▸ **Brief**
In the records below, find the line containing "Clone this chart in matplotlib." and the line containing "ax.autoscale(False)"; please repeat exactly the lines from one to the other, both included, and nothing more.

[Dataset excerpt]
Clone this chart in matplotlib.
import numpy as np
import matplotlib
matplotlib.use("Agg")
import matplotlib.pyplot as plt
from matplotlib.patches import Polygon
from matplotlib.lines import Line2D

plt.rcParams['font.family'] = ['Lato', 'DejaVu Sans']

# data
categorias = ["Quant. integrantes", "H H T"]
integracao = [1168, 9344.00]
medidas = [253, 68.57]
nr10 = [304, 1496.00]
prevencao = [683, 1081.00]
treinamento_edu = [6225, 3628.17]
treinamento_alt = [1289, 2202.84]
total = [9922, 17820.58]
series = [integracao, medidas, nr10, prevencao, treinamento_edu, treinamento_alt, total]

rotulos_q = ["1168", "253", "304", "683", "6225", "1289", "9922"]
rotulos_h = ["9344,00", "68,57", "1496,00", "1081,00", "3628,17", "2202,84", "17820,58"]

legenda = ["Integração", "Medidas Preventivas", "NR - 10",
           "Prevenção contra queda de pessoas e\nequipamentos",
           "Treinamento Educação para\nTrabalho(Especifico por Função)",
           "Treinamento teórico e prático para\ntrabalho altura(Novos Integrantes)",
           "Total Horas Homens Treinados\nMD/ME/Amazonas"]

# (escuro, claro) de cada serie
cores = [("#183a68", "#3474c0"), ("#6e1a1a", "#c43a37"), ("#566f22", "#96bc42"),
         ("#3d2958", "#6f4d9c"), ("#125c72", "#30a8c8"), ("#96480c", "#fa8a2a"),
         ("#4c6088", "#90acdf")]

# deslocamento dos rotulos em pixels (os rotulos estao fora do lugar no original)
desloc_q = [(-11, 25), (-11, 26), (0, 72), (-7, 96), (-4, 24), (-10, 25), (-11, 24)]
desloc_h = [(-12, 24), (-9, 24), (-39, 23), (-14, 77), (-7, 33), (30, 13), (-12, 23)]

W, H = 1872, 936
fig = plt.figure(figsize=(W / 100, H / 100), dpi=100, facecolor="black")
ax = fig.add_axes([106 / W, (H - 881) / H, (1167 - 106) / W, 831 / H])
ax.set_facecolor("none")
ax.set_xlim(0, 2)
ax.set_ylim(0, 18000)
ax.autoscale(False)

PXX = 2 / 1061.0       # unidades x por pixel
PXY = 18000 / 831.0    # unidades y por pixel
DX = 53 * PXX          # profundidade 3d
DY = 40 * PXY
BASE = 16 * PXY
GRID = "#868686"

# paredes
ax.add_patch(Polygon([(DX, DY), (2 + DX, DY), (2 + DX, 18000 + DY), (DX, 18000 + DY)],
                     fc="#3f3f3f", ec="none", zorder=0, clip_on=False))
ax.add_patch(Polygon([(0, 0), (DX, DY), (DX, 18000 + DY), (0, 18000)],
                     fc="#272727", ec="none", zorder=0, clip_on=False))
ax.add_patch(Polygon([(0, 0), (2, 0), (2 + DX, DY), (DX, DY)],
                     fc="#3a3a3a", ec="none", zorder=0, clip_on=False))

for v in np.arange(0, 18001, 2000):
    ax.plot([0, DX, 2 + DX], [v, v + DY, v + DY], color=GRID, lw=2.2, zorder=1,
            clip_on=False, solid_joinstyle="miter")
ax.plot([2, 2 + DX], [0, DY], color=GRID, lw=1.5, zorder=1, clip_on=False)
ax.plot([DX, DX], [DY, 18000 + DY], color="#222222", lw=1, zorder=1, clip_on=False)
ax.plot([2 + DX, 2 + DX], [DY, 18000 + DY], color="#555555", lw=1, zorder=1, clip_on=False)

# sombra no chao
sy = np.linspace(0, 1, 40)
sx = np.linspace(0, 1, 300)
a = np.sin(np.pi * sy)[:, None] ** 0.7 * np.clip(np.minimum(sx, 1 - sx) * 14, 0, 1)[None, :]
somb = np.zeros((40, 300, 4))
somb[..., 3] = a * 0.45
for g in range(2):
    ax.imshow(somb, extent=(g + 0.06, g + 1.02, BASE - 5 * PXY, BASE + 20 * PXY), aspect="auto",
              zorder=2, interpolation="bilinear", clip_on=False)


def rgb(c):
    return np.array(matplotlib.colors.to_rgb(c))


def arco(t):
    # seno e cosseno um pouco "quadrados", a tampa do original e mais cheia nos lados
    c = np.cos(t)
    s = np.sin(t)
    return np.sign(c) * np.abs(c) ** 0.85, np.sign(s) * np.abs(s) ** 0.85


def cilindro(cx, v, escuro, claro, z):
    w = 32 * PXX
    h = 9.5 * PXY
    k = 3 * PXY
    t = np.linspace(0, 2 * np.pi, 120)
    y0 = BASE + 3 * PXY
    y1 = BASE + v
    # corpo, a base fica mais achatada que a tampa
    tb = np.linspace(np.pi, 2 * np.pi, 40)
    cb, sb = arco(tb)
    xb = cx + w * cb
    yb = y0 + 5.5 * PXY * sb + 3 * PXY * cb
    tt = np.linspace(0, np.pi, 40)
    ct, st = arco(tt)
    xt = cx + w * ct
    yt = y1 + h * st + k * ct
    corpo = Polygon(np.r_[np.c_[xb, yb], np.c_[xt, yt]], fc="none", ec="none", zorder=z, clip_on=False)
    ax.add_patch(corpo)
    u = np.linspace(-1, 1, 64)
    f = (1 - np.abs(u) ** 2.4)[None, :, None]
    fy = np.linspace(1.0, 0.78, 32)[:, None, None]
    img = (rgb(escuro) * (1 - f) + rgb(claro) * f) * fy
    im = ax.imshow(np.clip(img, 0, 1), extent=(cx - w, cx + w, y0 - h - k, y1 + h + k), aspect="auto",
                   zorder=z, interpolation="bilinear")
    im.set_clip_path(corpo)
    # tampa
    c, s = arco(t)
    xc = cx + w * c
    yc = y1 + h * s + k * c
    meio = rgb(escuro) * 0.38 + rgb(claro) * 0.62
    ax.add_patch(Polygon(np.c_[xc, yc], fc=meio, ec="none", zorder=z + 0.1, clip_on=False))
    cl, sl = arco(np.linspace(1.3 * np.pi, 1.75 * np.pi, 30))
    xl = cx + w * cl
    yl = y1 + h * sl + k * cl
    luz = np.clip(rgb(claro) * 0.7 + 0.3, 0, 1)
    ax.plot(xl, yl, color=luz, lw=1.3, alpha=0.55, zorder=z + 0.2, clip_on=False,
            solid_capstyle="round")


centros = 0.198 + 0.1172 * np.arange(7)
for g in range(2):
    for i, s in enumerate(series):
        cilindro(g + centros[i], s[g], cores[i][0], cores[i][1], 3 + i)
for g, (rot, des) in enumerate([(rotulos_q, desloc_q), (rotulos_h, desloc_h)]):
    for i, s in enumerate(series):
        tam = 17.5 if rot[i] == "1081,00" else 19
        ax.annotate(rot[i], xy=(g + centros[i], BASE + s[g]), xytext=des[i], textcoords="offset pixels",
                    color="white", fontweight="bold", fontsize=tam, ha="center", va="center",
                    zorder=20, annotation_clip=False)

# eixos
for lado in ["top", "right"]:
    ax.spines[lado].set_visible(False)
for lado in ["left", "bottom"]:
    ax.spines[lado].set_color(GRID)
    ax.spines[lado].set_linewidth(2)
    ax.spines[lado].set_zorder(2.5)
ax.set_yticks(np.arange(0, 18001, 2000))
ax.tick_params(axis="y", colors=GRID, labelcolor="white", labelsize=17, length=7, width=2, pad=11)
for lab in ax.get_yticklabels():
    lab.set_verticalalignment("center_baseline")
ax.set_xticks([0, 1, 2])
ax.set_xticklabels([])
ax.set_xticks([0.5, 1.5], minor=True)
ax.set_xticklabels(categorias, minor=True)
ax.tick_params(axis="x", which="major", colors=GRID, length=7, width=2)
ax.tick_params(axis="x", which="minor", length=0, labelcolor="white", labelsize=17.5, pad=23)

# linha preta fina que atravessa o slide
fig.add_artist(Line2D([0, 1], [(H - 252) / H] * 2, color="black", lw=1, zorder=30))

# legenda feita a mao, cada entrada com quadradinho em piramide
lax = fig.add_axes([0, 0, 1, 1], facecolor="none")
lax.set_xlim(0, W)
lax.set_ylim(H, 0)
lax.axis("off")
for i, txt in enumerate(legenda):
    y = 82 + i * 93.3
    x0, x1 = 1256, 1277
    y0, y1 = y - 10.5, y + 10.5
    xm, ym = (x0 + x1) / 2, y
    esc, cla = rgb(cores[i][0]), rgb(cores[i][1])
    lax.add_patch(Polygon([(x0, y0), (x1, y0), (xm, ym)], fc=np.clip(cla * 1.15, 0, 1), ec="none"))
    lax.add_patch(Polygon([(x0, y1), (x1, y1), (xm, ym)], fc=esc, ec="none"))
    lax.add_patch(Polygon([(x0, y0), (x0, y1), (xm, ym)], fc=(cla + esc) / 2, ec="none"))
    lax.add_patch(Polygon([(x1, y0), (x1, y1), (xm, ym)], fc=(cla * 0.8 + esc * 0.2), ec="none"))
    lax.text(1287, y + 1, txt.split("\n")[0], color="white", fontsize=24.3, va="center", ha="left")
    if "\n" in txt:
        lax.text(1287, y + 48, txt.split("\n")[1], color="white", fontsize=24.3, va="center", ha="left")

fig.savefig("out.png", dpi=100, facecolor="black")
...
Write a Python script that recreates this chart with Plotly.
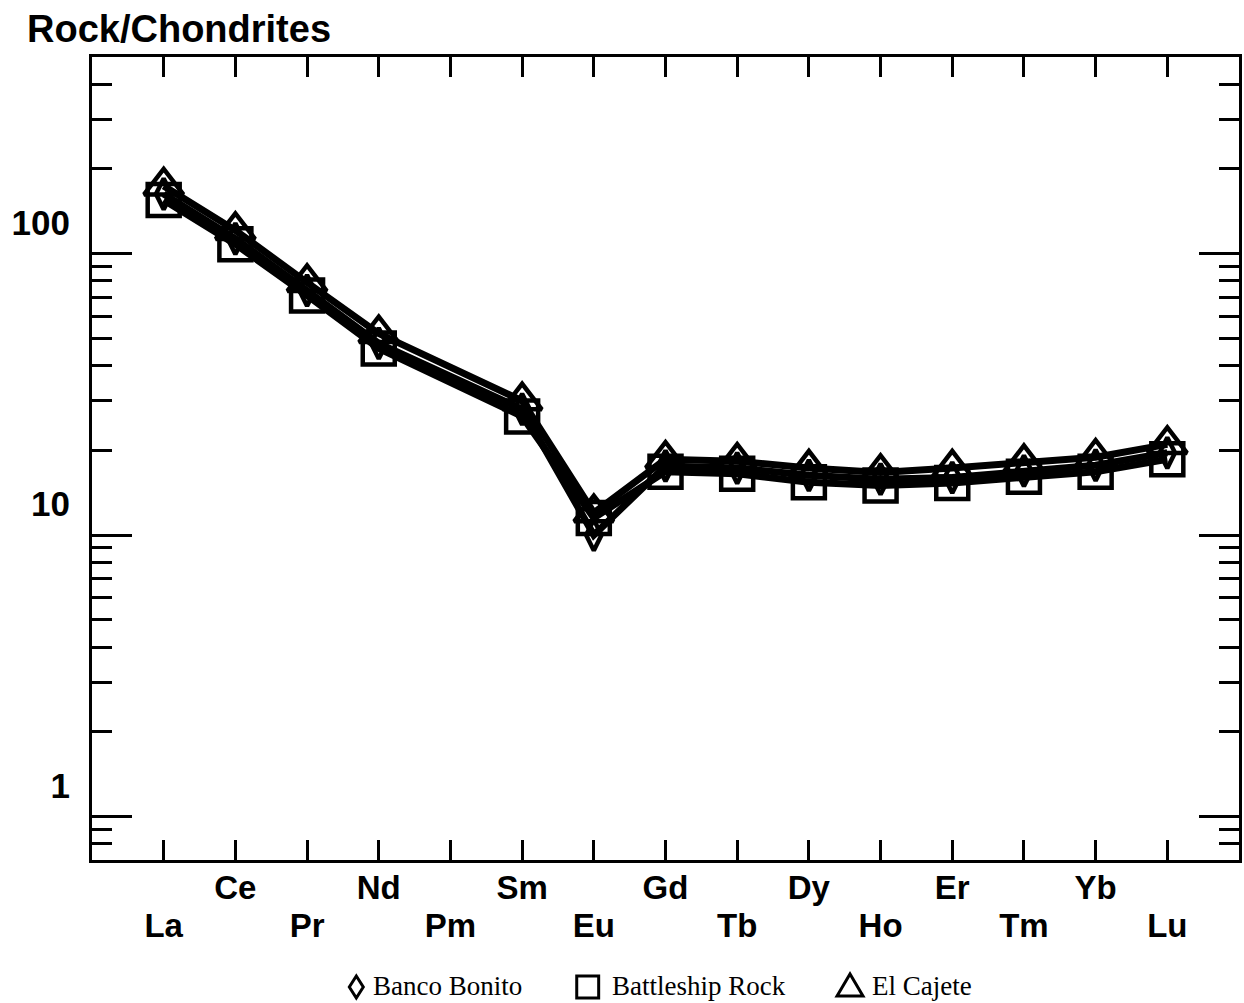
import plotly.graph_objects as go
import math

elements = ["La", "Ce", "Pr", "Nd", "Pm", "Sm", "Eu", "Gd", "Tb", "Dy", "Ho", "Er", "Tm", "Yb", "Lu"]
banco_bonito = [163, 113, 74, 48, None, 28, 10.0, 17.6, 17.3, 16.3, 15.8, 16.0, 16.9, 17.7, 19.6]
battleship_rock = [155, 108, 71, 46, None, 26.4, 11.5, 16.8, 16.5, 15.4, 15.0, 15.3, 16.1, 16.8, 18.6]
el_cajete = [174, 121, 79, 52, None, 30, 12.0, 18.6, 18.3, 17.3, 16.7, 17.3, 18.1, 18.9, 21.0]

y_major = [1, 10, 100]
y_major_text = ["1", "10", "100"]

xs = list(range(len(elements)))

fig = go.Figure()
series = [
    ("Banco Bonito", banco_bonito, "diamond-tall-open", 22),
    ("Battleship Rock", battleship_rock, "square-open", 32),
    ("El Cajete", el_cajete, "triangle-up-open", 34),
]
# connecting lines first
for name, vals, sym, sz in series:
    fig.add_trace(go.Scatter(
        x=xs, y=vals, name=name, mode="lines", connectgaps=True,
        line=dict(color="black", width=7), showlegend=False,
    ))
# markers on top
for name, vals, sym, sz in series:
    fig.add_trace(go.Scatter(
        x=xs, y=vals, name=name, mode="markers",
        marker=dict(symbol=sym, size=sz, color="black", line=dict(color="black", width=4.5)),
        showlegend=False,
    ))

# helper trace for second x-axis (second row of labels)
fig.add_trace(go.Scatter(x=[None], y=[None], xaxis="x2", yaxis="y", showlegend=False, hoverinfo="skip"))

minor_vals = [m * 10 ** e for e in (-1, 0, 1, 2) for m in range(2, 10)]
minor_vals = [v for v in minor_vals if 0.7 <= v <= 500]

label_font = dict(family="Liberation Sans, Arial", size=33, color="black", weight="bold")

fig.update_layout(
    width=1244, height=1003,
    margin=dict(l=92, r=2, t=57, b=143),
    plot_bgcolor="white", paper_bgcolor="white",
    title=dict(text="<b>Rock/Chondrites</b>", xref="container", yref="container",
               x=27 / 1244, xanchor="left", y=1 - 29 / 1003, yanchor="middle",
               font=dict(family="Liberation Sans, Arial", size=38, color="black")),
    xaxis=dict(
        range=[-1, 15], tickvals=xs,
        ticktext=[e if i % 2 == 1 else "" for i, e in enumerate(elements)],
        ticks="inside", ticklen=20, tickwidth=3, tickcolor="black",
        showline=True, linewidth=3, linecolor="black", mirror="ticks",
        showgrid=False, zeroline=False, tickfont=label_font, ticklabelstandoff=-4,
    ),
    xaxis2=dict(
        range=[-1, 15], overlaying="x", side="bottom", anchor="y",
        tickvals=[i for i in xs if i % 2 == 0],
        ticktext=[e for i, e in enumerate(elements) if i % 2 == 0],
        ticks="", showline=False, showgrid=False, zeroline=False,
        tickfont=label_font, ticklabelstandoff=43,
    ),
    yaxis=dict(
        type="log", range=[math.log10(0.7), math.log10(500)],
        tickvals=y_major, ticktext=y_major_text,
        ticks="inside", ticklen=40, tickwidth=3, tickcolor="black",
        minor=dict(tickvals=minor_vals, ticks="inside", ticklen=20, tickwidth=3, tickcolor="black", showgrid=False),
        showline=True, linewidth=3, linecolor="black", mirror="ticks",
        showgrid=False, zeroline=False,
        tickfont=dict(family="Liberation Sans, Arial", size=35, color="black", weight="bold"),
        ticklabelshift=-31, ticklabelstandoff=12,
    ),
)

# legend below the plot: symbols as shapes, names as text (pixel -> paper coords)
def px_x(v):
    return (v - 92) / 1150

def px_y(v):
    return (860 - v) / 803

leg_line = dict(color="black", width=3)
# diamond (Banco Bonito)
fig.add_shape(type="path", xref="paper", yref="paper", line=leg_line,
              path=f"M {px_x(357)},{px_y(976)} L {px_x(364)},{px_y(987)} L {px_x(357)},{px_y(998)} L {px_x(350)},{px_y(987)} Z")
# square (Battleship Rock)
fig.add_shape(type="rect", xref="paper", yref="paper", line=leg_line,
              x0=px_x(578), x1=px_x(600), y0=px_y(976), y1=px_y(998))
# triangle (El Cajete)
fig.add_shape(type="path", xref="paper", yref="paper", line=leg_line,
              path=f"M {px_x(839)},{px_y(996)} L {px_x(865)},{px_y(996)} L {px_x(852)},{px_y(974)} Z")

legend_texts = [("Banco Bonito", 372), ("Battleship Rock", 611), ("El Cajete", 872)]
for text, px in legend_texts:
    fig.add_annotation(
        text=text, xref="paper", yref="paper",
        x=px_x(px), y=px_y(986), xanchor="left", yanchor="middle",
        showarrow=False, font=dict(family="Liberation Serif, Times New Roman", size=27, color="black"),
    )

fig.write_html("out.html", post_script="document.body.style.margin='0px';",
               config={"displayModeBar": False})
--
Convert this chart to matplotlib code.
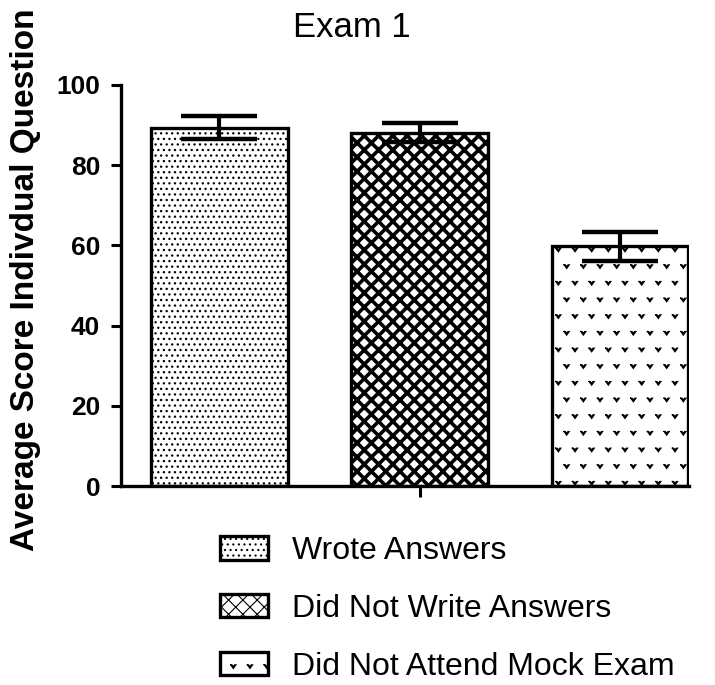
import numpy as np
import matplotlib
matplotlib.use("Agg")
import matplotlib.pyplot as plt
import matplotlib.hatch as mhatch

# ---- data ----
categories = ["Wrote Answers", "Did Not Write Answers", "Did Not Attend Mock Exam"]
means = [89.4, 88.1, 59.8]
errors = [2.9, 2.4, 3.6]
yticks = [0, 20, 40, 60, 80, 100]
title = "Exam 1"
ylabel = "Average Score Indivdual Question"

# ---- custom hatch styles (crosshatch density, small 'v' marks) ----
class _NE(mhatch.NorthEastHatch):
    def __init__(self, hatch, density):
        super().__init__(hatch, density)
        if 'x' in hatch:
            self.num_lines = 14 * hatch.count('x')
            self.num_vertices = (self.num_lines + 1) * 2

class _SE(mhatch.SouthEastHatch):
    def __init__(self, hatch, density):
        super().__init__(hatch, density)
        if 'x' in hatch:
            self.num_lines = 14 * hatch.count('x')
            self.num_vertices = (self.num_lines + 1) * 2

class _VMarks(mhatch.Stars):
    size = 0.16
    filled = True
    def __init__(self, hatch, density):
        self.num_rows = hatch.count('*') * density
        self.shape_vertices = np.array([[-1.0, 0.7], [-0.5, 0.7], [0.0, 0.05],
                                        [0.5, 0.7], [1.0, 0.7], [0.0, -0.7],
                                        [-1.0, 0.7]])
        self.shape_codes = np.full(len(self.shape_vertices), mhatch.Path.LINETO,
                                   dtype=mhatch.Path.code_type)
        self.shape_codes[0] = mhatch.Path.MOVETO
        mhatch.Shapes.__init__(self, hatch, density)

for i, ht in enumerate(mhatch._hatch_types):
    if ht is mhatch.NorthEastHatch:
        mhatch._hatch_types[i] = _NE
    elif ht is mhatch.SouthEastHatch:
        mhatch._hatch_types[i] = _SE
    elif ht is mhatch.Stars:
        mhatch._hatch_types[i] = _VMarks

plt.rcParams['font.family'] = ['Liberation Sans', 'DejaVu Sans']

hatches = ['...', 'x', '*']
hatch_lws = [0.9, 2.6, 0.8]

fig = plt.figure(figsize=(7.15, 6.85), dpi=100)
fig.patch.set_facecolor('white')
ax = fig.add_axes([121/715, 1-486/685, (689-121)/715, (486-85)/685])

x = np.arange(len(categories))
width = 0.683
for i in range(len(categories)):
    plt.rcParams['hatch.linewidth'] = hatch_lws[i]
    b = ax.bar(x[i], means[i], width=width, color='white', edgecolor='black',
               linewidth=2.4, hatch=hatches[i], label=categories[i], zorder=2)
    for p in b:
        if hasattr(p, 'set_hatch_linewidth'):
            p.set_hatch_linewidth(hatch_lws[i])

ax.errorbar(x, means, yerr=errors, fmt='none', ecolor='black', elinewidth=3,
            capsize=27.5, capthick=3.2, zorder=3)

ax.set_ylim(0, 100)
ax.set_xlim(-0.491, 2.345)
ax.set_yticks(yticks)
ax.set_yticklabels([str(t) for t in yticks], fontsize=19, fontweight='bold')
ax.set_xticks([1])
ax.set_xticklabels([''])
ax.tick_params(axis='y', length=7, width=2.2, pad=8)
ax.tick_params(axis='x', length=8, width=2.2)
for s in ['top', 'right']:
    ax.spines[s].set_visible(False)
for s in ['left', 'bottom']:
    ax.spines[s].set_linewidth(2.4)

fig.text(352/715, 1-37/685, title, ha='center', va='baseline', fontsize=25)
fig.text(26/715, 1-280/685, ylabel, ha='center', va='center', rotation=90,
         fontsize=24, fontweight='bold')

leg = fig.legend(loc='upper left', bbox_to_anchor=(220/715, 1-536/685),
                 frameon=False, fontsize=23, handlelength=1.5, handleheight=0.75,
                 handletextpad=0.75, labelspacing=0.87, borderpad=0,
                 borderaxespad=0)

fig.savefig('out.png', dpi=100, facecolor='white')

▸ **Output**
Clone this chart in matplotlib.
import numpy as np
import matplotlib
matplotlib.use("Agg")
import matplotlib.pyplot as plt
from matplotlib.patches import Polygon
from matplotlib.lines import Line2D

plt.rcParams['font.family'] = ['Lato', 'DejaVu Sans']

# data
categorias = ["Quant. integrantes", "H H T"]
integracao = [1168, 9344.00]
medidas = [253, 68.57]
nr10 = [304, 1496.00]
prevencao = [683, 1081.00]
treinamento_edu = [6225, 3628.17]
treinamento_alt = [1289, 2202.84]
total = [9922, 17820.58]
series = [integracao, medidas, nr10, prevencao, treinamento_edu, treinamento_alt, total]

rotulos_q = ["1168", "253", "304", "683", "6225", "1289", "9922"]
rotulos_h = ["9344,00", "68,57", "1496,00", "1081,00", "3628,17", "2202,84", "17820,58"]

legenda = ["Integração", "Medidas Preventivas", "NR - 10",
           "Prevenção contra queda de pessoas e\nequipamentos",
           "Treinamento Educação para\nTrabalho(Especifico por Função)",
           "Treinamento teórico e prático para\ntrabalho altura(Novos Integrantes)",
           "Total Horas Homens Treinados\nMD/ME/Amazonas"]

# (escuro, claro) de cada serie
cores = [("#183a68", "#3474c0"), ("#6e1a1a", "#c43a37"), ("#566f22", "#96bc42"),
         ("#3d2958", "#6f4d9c"), ("#125c72", "#30a8c8"), ("#96480c", "#fa8a2a"),
         ("#4c6088", "#90acdf")]

# deslocamento dos rotulos em pixels (os rotulos estao fora do lugar no original)
desloc_q = [(-11, 25), (-11, 26), (0, 72), (-7, 96), (-4, 24), (-10, 25), (-11, 24)]
desloc_h = [(-12, 24), (-9, 24), (-39, 23), (-14, 77), (-7, 33), (30, 13), (-12, 23)]

W, H = 1872, 936
fig = plt.figure(figsize=(W / 100, H / 100), dpi=100, facecolor="black")
ax = fig.add_axes([106 / W, (H - 881) / H, (1167 - 106) / W, 831 / H])
ax.set_facecolor("none")
ax.set_xlim(0, 2)
ax.set_ylim(0, 18000)
ax.autoscale(False)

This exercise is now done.